Owen clattered away at his keyboard until the screen told him: ‘Second Reality — do you really wish to disconnect (Y/N)?’ He pressed Y. ‘See you next time, Glendower Broadsword!’ it announced cheerfully.

Toshiko slotted the disc into the DVD drive of Owen’s machine. The screen flashed up a series of messages, and the hard disk chattered as her software installed itself.

She hefted the helmet into Owen’s lap, and proceeded to plug one of the attached cables into his computer. ‘OK, this should do for now. Put these gloves on first.’ She offered him a pair of bright blue items in a thin material, which Owen immediately recognised as the non-sterile disposable nitrile gloves he used for examinations and autopsies. Only these were now covered in wires and sensors, at the rear, along the side, even on the fingertips. ‘Prototype data-gloves,’ Toshiko told him, ‘adjusted to allow haptic feedback.’

Owen screwed up his face into his ‘what the hell?’ look.

‘Reacts to touch,’

‘So do I.’

‘Careful not to get the wires tangled up,’ sighed Toshiko. ‘All right, put that on now. It’s a head-mounted display system. There are two emissive electroluminescent screens embedded in the visor to give you a stereoscopic image. No, the other way round…’ She helped him pull the helmet on correctly, and he thought that perhaps her fingertips lingered on the nape of his neck for just too long.

‘It’s very dark in here.’ Owen’s own voice reverberated in the helmet.

Toshiko’s voice was muffled now. ‘It’s not switched on yet. Here, pull the microphone up so it’s just level with your chin. That’s for the speech-to-text translation — no need to do any more typing on your keyboard.’

‘Just as well, I can’t see a bloody thing! And what’s that smell?’

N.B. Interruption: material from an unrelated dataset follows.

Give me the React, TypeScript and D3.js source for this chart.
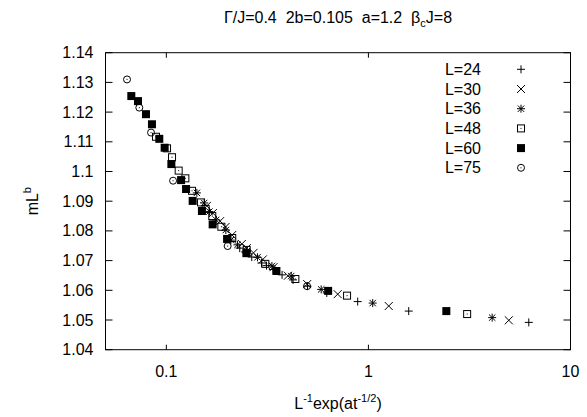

‘Cheese and onion crisps, I think. Just be patient, Owen. Right…’

A kaleidoscopic flare of colours made Owen flinch. Even with his eyes closed, he could see the flicker of light on his lids. When he opened them tentatively, a grid of bright green lines on a grey background vanished off into the distance. He moved his head tentatively to one side, and the field of lines whirled around him. When he leaned forward, the nearest lines got closer.

‘Steady,’ Toshiko told him. Her voice was perfectly clear now, playing through the speakers in either side of the helmet. ‘It has six-axis position sensing, so it’ll translate any movements you make into the virtual world. Careful if you twist around, because it’s plugged into your computer.’